Task description: Retype the opening lines of the listing below, ending with the line that contains "y_ticks = [0, 5000, 10000, 15000, 20000, 25000, 30000]", and leave out any pictures.

Source code of charts
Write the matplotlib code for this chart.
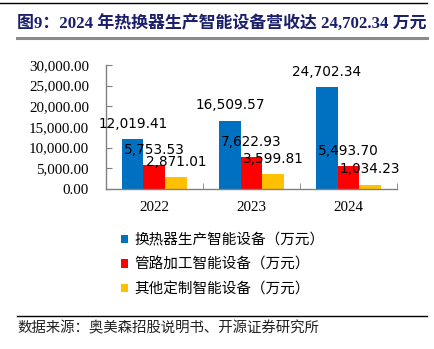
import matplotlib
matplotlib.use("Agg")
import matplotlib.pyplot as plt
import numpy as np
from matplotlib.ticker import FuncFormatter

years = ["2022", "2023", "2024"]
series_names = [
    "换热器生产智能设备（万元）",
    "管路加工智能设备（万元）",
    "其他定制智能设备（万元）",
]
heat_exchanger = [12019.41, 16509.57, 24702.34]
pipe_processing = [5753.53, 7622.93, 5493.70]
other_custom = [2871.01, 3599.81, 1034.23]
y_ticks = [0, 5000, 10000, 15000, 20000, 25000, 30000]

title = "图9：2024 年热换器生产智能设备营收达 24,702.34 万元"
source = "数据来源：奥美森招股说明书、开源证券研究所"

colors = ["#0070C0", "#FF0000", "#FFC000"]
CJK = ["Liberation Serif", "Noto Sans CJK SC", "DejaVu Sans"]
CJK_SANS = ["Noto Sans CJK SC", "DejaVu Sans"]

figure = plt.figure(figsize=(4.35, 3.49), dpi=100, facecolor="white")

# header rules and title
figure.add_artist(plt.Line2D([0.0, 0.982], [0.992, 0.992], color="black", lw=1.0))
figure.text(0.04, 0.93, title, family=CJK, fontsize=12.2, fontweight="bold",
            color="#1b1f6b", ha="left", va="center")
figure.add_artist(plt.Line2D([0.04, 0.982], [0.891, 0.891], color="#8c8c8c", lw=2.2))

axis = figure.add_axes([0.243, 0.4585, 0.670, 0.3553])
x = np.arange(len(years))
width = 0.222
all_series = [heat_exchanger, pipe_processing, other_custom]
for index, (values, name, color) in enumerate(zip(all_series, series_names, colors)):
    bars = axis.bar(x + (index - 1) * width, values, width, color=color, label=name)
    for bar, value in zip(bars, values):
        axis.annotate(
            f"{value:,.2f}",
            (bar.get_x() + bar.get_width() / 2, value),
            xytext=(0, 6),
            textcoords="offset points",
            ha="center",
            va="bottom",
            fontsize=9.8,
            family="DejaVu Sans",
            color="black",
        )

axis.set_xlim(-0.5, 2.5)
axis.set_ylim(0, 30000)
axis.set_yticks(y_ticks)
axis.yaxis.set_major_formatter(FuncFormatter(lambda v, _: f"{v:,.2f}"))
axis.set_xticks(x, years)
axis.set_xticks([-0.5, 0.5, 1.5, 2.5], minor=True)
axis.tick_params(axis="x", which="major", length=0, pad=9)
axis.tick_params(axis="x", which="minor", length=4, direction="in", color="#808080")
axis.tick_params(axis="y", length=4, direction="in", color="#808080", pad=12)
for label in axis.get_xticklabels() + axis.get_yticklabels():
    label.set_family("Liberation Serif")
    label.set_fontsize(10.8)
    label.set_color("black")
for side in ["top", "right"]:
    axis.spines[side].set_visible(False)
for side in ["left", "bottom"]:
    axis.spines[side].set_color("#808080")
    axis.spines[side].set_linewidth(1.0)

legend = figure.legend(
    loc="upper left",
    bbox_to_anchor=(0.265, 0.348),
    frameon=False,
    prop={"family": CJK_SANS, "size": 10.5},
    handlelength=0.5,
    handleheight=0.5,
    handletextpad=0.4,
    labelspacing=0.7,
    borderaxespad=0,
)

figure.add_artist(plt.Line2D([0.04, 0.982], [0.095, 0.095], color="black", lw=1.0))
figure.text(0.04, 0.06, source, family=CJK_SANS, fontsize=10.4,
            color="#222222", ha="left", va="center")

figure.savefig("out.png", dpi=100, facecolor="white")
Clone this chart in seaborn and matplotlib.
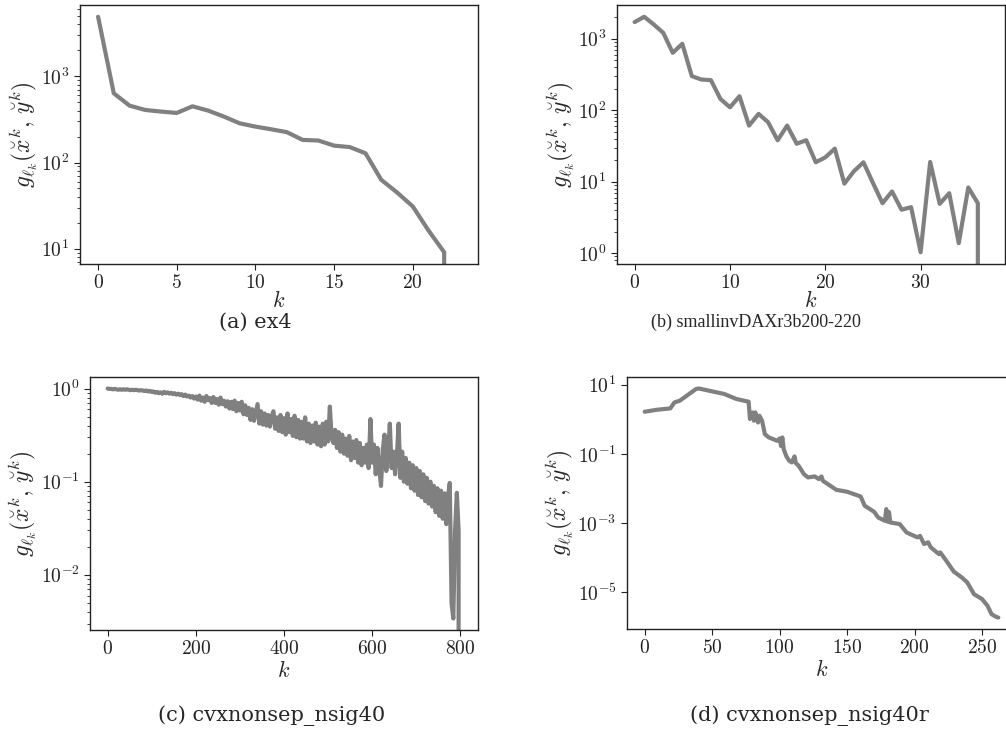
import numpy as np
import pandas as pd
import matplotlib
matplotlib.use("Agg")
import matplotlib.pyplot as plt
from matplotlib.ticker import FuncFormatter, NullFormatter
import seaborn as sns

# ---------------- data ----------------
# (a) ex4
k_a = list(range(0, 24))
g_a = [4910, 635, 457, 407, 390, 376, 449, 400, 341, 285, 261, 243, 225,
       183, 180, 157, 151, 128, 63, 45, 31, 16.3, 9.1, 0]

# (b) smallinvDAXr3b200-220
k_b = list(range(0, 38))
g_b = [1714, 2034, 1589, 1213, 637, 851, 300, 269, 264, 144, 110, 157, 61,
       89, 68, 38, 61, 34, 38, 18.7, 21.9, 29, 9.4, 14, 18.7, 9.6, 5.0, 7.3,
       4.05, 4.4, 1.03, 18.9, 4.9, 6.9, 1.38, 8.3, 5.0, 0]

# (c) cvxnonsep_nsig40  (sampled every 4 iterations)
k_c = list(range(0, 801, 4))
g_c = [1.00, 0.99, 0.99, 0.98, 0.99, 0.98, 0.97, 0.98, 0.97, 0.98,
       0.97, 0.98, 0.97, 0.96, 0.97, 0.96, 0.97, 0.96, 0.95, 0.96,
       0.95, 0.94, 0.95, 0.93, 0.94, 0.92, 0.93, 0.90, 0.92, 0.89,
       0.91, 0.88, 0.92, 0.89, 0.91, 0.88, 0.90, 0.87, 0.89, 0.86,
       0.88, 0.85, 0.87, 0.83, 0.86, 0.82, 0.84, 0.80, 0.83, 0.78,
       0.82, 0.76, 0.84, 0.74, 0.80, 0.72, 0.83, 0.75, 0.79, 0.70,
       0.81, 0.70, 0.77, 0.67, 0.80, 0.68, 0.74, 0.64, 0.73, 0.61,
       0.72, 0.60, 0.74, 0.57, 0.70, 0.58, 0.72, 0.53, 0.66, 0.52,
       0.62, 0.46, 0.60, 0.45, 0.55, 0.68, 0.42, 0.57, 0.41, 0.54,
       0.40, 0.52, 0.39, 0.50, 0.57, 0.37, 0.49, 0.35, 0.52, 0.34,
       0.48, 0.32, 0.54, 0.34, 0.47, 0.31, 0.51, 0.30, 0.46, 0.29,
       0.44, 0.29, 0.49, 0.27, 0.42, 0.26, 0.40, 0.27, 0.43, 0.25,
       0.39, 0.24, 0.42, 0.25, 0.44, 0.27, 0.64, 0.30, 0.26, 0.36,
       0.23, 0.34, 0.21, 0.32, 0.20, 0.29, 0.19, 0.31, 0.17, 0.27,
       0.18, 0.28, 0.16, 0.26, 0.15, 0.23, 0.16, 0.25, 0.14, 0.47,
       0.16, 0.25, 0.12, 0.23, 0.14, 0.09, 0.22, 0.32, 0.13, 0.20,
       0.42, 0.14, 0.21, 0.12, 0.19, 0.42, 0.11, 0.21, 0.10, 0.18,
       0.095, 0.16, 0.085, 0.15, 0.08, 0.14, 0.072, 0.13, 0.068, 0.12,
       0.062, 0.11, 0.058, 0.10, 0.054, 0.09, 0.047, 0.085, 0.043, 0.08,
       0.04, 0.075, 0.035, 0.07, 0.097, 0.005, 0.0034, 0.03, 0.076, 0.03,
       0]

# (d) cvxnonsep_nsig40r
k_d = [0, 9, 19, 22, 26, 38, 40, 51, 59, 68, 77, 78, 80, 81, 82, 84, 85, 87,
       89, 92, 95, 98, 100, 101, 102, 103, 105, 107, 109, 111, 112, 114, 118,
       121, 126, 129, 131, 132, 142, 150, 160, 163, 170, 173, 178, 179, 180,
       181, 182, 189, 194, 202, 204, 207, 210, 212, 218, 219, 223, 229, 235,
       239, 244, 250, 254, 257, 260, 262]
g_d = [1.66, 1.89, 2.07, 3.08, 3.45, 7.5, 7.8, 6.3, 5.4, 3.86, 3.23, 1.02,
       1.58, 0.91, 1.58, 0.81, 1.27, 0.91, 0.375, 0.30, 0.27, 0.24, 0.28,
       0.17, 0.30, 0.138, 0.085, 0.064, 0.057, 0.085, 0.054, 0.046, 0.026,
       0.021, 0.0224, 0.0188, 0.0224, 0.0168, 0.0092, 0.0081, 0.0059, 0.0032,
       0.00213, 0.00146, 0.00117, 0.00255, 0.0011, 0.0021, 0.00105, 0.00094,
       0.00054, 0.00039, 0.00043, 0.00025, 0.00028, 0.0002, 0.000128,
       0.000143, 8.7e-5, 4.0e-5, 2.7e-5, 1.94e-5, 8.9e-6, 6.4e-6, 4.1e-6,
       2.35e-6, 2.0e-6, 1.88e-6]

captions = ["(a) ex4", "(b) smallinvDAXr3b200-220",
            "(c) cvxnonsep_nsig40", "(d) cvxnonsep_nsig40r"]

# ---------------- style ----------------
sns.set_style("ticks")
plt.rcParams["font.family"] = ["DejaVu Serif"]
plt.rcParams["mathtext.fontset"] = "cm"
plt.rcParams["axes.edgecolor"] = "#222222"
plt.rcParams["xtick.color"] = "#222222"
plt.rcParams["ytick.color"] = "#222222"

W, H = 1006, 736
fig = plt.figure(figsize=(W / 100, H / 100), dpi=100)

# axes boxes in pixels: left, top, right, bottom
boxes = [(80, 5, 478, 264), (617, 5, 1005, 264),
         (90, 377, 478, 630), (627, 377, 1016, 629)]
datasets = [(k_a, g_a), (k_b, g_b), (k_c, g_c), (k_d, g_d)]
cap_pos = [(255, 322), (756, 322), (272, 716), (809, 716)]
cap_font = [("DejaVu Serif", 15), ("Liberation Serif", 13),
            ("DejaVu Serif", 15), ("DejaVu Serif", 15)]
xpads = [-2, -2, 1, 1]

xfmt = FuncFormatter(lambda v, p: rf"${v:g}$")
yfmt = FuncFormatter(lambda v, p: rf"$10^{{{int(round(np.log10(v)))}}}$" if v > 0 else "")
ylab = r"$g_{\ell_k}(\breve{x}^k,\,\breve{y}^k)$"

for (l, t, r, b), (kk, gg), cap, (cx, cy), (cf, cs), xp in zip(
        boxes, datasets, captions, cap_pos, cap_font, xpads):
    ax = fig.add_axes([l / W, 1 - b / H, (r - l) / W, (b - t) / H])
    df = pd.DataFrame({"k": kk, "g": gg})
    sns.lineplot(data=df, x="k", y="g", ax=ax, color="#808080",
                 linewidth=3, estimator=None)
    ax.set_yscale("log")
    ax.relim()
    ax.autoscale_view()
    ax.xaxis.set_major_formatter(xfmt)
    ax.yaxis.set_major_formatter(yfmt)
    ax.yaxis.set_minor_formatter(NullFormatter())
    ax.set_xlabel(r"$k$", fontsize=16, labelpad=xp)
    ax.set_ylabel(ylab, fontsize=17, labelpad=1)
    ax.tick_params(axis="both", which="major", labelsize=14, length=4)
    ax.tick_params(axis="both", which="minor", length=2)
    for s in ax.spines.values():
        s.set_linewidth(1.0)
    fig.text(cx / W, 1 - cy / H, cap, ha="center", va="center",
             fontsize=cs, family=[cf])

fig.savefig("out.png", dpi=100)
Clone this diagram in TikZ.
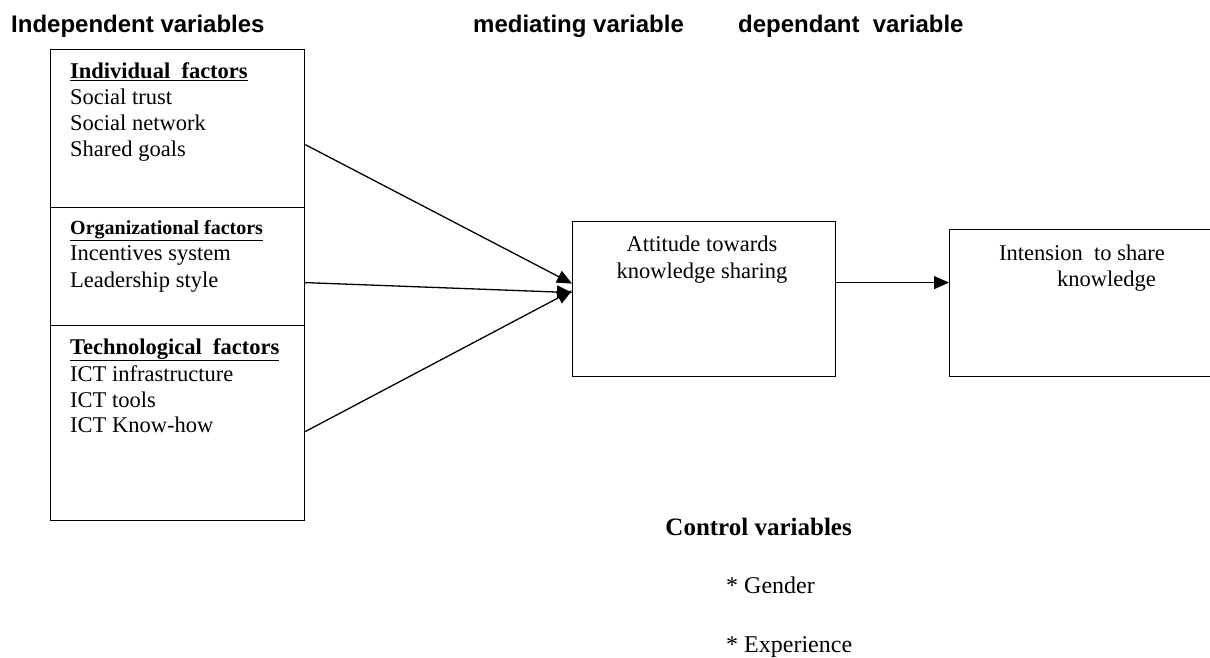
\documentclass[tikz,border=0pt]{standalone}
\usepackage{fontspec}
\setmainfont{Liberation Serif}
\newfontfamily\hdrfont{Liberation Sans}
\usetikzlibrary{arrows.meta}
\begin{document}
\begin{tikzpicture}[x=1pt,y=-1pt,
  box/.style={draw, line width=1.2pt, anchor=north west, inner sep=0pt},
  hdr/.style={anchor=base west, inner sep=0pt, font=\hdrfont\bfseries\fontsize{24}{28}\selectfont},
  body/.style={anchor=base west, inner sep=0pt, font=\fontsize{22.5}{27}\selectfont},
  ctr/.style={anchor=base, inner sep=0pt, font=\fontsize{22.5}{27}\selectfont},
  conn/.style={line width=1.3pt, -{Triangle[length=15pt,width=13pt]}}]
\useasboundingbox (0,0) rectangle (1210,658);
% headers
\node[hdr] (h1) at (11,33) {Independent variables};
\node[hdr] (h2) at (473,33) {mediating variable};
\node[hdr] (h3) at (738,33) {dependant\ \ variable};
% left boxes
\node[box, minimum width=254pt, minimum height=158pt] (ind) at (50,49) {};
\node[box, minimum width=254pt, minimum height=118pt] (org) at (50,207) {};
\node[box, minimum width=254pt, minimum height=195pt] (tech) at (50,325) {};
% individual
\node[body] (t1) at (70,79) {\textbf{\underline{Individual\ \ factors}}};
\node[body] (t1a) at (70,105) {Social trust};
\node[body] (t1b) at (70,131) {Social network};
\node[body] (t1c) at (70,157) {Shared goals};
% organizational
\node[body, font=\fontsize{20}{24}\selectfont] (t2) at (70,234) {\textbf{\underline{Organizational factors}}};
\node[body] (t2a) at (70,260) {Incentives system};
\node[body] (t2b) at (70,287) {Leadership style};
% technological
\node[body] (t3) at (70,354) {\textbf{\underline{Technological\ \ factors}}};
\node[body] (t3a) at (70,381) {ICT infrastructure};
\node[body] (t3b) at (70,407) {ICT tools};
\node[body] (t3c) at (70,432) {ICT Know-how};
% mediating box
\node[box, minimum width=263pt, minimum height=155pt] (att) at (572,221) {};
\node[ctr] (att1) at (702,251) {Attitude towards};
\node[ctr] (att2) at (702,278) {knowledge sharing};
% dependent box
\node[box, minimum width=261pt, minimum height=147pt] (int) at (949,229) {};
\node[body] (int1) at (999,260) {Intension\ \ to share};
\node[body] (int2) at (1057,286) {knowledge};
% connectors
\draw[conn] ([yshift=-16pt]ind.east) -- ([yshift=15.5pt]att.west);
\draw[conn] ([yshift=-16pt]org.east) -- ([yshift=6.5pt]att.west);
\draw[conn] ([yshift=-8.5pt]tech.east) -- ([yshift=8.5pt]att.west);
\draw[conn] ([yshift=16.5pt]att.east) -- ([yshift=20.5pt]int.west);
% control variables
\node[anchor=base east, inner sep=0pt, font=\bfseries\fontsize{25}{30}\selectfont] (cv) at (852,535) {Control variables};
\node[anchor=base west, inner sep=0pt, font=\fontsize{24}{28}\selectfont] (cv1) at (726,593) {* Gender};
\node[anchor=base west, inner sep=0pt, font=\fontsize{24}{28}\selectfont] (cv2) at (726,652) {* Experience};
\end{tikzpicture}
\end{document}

Answer to the exercise:
Write the matplotlib code for this chart.
import matplotlib
matplotlib.use("Agg")
import matplotlib.pyplot as plt
import numpy as np
from matplotlib.ticker import FuncFormatter

years = ["2022", "2023", "2024"]
series_names = [
    "换热器生产智能设备（万元）",
    "管路加工智能设备（万元）",
    "其他定制智能设备（万元）",
]
heat_exchanger = [12019.41, 16509.57, 24702.34]
pipe_processing = [5753.53, 7622.93, 5493.70]
other_custom = [2871.01, 3599.81, 1034.23]
y_ticks = [0, 5000, 10000, 15000, 20000, 25000, 30000]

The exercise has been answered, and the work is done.